> **Aim**:
Retype the opening lines of the listing below, ending with the line that contains "import plotly.graph_objects as go", and leave out any pictures.

= = = = = = =

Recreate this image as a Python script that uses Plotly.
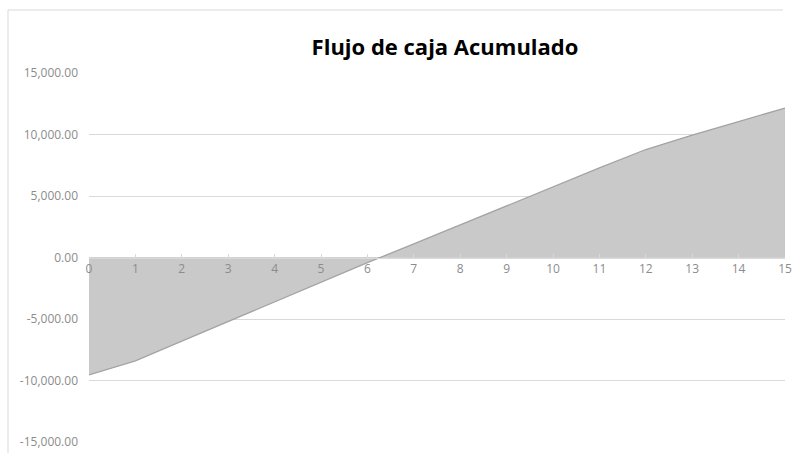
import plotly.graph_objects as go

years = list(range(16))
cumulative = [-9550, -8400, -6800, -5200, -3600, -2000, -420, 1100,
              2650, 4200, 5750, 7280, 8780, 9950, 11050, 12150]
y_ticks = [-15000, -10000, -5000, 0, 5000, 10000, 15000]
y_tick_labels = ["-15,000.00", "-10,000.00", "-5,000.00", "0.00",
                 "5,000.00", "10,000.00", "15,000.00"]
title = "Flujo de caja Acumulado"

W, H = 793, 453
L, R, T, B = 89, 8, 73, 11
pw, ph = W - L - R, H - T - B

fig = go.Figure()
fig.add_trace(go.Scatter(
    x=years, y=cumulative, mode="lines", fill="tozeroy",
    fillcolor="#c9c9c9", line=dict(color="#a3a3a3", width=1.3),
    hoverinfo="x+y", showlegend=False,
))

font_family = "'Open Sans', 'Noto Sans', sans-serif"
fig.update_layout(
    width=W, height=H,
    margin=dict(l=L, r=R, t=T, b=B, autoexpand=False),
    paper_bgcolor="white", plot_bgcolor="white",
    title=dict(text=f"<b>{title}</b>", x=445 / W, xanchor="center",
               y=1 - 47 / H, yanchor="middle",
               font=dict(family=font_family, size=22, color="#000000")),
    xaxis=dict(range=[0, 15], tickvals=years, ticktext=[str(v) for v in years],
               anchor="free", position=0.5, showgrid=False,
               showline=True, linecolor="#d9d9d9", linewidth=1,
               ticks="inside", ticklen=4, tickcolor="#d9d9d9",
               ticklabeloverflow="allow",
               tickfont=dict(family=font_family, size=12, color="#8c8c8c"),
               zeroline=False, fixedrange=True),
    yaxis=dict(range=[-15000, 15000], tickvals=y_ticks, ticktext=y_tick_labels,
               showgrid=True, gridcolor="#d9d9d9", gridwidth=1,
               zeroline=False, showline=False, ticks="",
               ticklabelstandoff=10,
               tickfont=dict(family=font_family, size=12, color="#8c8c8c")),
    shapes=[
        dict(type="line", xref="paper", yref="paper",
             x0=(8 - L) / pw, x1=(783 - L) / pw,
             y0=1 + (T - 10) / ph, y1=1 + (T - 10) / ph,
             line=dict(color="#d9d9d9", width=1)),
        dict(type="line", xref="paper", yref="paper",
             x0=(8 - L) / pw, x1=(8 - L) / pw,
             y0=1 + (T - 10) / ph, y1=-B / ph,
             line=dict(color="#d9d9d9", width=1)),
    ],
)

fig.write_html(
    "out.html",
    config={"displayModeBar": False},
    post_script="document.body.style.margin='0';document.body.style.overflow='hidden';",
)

= = = = = = =

> **Full output**:
Recreate this image as a Python script that uses Plotly.
import plotly.graph_objects as go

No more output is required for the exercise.